DATA EXTRACT
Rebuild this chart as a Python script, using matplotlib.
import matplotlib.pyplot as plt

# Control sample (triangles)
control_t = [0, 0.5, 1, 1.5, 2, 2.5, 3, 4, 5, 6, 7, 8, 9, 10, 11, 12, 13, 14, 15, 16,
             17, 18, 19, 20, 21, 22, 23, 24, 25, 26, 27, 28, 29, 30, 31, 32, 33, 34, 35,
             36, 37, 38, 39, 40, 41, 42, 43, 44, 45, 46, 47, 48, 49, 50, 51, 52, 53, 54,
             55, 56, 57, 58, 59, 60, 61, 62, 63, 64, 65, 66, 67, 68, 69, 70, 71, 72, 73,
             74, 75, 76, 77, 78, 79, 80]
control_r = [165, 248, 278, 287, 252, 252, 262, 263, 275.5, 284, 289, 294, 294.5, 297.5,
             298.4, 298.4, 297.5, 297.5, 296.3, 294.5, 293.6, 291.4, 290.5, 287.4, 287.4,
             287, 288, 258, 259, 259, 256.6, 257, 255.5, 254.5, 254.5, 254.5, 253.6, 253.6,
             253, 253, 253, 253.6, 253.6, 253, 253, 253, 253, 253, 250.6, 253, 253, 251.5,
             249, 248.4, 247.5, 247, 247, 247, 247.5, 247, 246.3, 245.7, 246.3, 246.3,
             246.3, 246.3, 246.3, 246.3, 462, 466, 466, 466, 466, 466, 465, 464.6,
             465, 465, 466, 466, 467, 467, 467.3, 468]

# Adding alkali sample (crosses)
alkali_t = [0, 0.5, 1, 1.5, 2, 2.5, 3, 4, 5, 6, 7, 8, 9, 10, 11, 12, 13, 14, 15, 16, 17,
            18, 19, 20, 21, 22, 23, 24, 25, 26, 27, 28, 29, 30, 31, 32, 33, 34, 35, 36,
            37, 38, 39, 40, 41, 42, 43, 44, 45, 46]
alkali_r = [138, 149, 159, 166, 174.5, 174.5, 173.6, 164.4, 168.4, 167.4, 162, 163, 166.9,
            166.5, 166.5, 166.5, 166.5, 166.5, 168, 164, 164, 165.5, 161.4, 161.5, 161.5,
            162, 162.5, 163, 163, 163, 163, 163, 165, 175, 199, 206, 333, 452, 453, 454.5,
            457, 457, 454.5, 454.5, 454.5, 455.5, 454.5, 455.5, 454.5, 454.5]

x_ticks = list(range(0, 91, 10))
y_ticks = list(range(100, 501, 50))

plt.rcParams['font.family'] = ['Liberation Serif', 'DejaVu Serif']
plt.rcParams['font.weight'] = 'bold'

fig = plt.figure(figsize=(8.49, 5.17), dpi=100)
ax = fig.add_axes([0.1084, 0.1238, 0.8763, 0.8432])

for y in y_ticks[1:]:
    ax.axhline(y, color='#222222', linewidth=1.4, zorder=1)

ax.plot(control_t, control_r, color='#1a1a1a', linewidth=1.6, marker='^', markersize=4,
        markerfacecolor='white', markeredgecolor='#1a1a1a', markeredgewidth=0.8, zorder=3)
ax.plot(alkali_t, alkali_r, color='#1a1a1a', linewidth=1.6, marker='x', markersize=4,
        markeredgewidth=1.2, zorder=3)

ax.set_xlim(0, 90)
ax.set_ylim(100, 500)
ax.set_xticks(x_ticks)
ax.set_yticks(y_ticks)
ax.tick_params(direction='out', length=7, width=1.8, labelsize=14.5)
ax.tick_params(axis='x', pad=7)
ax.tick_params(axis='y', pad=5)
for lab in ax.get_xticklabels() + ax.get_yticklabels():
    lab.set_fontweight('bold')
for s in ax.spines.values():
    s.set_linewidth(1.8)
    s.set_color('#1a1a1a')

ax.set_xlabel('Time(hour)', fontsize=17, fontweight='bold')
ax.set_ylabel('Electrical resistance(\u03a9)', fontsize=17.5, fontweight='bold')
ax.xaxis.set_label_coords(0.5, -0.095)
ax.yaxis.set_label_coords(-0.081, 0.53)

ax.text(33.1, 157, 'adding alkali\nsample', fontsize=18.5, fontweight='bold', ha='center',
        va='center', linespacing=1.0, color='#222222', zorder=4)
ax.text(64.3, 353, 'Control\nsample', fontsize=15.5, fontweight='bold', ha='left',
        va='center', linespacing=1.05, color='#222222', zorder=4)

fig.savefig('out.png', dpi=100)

EXERCISE DIRECTIONS
Look at the material above and copy, word for word, its lines from the first through the one containing "465, 465, 466, 466, 467, 467, 467.3, 468]".

OUTPUT FOR THIS TASK
Rebuild this chart as a Python script, using matplotlib.
import matplotlib.pyplot as plt

# Control sample (triangles)
control_t = [0, 0.5, 1, 1.5, 2, 2.5, 3, 4, 5, 6, 7, 8, 9, 10, 11, 12, 13, 14, 15, 16,
             17, 18, 19, 20, 21, 22, 23, 24, 25, 26, 27, 28, 29, 30, 31, 32, 33, 34, 35,
             36, 37, 38, 39, 40, 41, 42, 43, 44, 45, 46, 47, 48, 49, 50, 51, 52, 53, 54,
             55, 56, 57, 58, 59, 60, 61, 62, 63, 64, 65, 66, 67, 68, 69, 70, 71, 72, 73,
             74, 75, 76, 77, 78, 79, 80]
control_r = [165, 248, 278, 287, 252, 252, 262, 263, 275.5, 284, 289, 294, 294.5, 297.5,
             298.4, 298.4, 297.5, 297.5, 296.3, 294.5, 293.6, 291.4, 290.5, 287.4, 287.4,
             287, 288, 258, 259, 259, 256.6, 257, 255.5, 254.5, 254.5, 254.5, 253.6, 253.6,
             253, 253, 253, 253.6, 253.6, 253, 253, 253, 253, 253, 250.6, 253, 253, 251.5,
             249, 248.4, 247.5, 247, 247, 247, 247.5, 247, 246.3, 245.7, 246.3, 246.3,
             246.3, 246.3, 246.3, 246.3, 462, 466, 466, 466, 466, 466, 465, 464.6,
             465, 465, 466, 466, 467, 467, 467.3, 468]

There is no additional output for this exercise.